Can I deduct home office expenses for managing my rentals?
Yes, if you use part of your home regularly and exclusively for managing your rental properties, you may qualify for the home office deduction. There are two methods:
- Simplified method: $5 per square foot up to 300 sq ft ($1,500 max)
- Actual expense method: Calculate the percentage of your home used for business and apply that to actual expenses (mortgage interest, utilities, repairs, etc.)
To qualify, the space must be used exclusively and regularly for your rental business. The IRS provides detailed guidelines in Publication 587.
What’s the difference between repairs and improvements?
This distinction is crucial for tax purposes:
- Repairs: Fixing existing property to maintain its current condition (e.g., patching a roof, fixing a broken window). These are fully deductible in the year incurred.
- Improvements: Adding value, prolonging life, or adapting to new uses (e.g., adding a deck, replacing the entire roof, remodeling a kitchen). These must be capitalized and depreciated over time.
The IRS provides specific guidelines in Publication 527 to help determine whether an expense is a repair or improvement.
How do I handle vacation home rentals for tax purposes?

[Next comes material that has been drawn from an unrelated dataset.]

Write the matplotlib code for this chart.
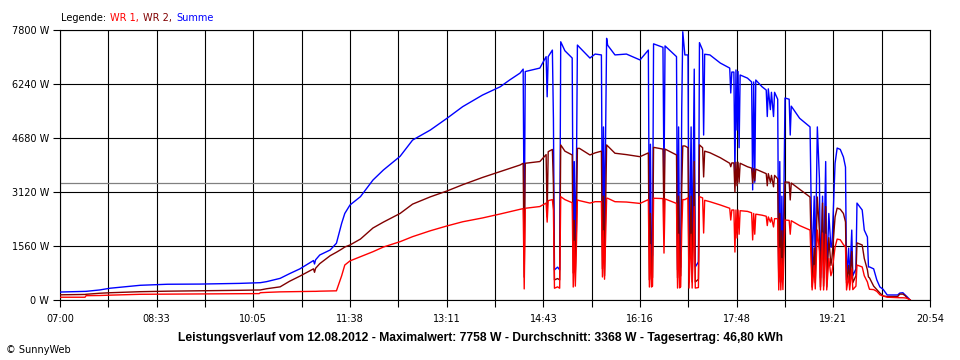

The tax treatment depends on how much you use the property personally:
- Rented <15 days: Not considered rental property; income is tax-free, but no deductions allowed
- Rented ≥15 days AND personal use ≤14 days (or ≤10% of rental days): Treated as rental property; all expenses deductible
- Personal use >14 days (or >10% of rental days): Must allocate expenses between personal and rental use
Personal use includes use by you, family members, or anyone paying less than fair market rent. Keep detailed records of all rental and personal use days.
What records should I keep for my rental property?
Maintain organized records for at least 3-7 years (depending on the situation). Essential documents include:
- Purchase documents and closing statements
- Receipts for all expenses (repairs, maintenance, improvements)
- Lease agreements and rental income records
- Mortgage statements showing interest payments
- Property tax bills and payment receipts
- Insurance policies and premium payments
- Mileage logs for property-related travel
- Bank statements showing income and expenses
- Depreciation schedules
- Records of any casualty losses (fire, storm damage, etc.)
Digital records are acceptable if they’re accurate and can be reproduced. Consider using cloud storage with backup for important documents.
How does the passive activity loss rule affect rental properties?
The passive activity loss (PAL) rules generally limit your ability to deduct rental real estate losses against other income (like wages or investment income). However, there are important exceptions:
- $25,000 exception: If your modified adjusted gross income (MAGI) is $100,000 or less, you can deduct up to $25,000 of rental losses against other income. This phases out between $100,000 and $150,000 MAGI.
- Real estate professional exception: If you qualify as a real estate professional (spend >750 hours and >50% of your working time in real estate activities), you can deduct all rental losses without limitation.
- Active participation: Even if you don’t qualify for the exceptions, you can deduct up to $25,000 in losses if you actively participate in the rental activity (make management decisions like approving tenants, setting rents, etc.).
Any losses not deductible under these rules can be carried forward to future years when you either have rental income or sell the property.